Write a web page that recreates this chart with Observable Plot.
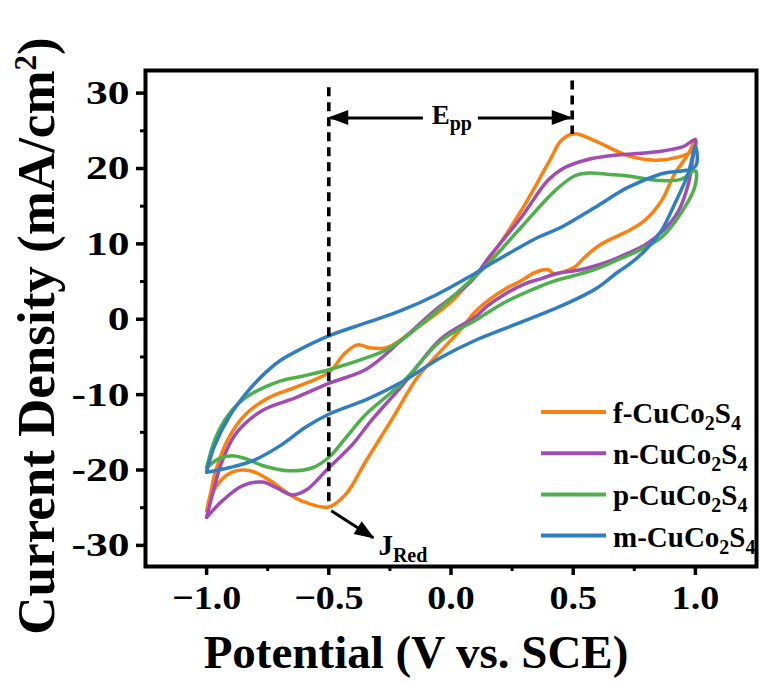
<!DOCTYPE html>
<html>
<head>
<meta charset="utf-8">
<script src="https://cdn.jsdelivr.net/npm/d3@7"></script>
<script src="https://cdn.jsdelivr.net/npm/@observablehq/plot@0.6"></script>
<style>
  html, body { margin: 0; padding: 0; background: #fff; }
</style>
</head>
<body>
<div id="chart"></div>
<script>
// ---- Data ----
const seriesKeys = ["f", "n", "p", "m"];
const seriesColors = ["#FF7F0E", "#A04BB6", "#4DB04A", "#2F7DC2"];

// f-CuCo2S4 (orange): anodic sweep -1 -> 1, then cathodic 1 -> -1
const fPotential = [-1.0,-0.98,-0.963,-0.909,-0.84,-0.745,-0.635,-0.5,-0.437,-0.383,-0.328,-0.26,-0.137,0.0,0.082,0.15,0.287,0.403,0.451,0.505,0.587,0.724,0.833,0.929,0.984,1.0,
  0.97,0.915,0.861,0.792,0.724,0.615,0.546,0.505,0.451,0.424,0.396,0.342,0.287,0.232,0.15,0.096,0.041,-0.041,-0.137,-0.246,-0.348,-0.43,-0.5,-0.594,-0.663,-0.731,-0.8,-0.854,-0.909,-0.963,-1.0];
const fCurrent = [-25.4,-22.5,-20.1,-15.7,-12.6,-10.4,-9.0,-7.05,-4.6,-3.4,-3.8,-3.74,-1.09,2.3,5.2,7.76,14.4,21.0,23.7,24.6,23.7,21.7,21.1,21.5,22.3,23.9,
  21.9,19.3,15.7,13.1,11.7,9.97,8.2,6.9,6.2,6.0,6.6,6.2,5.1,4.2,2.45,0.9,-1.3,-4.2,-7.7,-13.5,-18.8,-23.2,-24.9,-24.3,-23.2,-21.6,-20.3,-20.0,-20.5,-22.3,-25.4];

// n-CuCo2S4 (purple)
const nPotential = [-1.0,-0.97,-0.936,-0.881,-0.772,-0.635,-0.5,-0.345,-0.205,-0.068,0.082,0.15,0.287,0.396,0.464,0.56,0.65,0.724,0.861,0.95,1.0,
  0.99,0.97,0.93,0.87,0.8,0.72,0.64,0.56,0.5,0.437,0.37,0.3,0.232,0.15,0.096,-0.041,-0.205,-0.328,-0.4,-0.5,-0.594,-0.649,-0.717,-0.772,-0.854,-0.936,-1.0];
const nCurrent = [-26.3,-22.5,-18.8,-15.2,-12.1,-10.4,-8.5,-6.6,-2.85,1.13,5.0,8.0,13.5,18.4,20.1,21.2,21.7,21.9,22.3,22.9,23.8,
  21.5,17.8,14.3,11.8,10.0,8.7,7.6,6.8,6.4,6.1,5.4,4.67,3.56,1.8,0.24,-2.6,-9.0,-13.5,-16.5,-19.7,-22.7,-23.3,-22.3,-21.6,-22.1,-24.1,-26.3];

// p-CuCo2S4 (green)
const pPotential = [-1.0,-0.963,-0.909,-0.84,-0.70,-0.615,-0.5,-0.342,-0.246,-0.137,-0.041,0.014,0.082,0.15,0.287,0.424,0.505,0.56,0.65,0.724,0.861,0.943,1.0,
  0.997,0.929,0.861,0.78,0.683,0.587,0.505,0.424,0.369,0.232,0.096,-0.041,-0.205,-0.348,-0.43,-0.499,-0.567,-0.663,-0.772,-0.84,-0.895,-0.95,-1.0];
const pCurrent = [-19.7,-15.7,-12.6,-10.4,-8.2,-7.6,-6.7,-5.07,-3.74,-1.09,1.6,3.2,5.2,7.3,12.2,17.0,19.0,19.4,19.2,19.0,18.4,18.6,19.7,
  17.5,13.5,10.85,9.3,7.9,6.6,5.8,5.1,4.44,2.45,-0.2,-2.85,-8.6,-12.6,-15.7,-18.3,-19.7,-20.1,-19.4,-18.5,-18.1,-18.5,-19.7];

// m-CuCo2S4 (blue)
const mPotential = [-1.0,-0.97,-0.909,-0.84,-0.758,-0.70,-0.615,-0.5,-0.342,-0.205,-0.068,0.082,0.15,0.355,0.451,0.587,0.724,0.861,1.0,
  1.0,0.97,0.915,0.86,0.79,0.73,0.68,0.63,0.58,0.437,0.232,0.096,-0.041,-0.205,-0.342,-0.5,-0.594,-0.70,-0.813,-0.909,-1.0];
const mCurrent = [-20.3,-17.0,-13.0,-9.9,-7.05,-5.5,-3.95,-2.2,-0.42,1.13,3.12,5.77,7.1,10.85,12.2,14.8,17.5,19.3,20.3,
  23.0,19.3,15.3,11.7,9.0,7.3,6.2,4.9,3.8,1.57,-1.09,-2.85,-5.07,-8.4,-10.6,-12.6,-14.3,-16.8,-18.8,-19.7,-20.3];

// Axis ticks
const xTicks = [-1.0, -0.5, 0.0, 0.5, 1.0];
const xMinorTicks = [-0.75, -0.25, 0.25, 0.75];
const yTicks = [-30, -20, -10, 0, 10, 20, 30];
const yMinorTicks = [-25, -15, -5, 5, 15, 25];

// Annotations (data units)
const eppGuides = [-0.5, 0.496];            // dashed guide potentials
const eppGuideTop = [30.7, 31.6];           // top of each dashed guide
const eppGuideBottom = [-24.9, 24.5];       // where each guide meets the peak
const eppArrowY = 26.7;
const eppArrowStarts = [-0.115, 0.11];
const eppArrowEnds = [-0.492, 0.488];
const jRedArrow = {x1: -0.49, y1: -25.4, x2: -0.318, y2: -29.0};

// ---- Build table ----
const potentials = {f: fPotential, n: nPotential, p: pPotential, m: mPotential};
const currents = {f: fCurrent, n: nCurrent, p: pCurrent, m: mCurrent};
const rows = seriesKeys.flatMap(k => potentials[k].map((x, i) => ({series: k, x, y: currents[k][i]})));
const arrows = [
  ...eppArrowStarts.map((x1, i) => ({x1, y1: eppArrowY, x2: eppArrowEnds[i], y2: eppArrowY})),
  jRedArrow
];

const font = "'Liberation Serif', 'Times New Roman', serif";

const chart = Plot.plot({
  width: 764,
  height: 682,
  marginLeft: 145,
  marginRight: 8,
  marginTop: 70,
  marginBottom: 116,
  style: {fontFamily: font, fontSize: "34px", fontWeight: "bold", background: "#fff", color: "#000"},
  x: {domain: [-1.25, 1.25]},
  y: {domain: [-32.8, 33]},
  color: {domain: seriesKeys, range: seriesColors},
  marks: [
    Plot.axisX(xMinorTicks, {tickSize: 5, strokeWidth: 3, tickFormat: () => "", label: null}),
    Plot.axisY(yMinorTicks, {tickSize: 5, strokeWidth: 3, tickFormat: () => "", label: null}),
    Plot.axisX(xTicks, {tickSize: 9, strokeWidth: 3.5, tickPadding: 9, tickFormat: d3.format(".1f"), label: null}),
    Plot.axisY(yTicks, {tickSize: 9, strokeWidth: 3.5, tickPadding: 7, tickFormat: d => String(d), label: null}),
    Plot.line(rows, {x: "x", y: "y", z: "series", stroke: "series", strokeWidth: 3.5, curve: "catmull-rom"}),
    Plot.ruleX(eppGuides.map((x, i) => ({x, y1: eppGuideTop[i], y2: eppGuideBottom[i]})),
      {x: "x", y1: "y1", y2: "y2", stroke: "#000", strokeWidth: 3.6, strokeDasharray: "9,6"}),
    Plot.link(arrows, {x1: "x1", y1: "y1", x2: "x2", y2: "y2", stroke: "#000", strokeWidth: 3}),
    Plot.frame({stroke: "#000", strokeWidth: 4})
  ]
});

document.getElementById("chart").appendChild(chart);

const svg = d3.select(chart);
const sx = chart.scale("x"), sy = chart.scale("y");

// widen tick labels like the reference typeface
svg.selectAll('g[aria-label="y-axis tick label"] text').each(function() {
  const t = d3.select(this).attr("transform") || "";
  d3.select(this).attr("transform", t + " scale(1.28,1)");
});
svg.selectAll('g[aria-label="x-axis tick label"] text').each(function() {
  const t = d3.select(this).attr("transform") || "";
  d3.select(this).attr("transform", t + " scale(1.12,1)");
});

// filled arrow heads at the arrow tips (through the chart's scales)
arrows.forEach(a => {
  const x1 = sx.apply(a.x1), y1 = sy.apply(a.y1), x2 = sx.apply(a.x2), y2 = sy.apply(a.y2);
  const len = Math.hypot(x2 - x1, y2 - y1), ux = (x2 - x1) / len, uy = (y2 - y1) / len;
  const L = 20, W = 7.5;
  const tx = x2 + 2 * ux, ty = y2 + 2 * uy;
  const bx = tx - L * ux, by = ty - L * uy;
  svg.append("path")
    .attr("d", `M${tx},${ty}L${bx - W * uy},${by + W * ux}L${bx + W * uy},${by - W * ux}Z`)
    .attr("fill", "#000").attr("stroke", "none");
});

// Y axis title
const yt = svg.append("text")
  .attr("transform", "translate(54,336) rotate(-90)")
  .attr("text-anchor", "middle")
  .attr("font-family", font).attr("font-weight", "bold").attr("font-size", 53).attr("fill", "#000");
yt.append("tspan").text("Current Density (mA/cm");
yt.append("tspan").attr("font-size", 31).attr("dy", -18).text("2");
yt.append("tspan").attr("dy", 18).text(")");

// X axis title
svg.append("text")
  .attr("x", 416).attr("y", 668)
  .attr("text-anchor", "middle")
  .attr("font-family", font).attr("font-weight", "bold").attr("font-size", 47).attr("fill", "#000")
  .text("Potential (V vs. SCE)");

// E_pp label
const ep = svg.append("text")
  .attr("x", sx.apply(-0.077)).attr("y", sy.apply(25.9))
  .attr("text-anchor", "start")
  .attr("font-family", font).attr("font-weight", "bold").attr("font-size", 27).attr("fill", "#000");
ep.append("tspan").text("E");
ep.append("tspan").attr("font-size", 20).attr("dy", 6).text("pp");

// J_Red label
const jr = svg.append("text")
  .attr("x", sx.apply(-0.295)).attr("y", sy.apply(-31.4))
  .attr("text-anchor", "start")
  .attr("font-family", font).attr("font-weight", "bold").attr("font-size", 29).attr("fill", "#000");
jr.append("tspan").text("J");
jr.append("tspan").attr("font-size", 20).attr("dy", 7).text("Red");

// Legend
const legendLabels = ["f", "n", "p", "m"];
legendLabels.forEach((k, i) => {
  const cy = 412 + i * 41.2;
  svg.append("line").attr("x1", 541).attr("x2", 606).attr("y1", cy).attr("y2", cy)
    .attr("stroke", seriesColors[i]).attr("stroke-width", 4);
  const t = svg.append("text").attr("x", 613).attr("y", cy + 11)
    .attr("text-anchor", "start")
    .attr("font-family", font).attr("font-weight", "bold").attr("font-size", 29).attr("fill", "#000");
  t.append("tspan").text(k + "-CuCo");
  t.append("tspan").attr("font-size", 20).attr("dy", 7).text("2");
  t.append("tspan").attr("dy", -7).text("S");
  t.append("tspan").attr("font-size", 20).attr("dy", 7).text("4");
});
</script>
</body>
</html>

**YOUR GOAL**
Scan the lines above for "this", then copy every one that has it.

**RESPONSE BELOW**
Write a web page that recreates this chart with Observable Plot.
  const t = d3.select(this).attr("transform") || "";
  d3.select(this).attr("transform", t + " scale(1.28,1)");
  const t = d3.select(this).attr("transform") || "";
  d3.select(this).attr("transform", t + " scale(1.12,1)");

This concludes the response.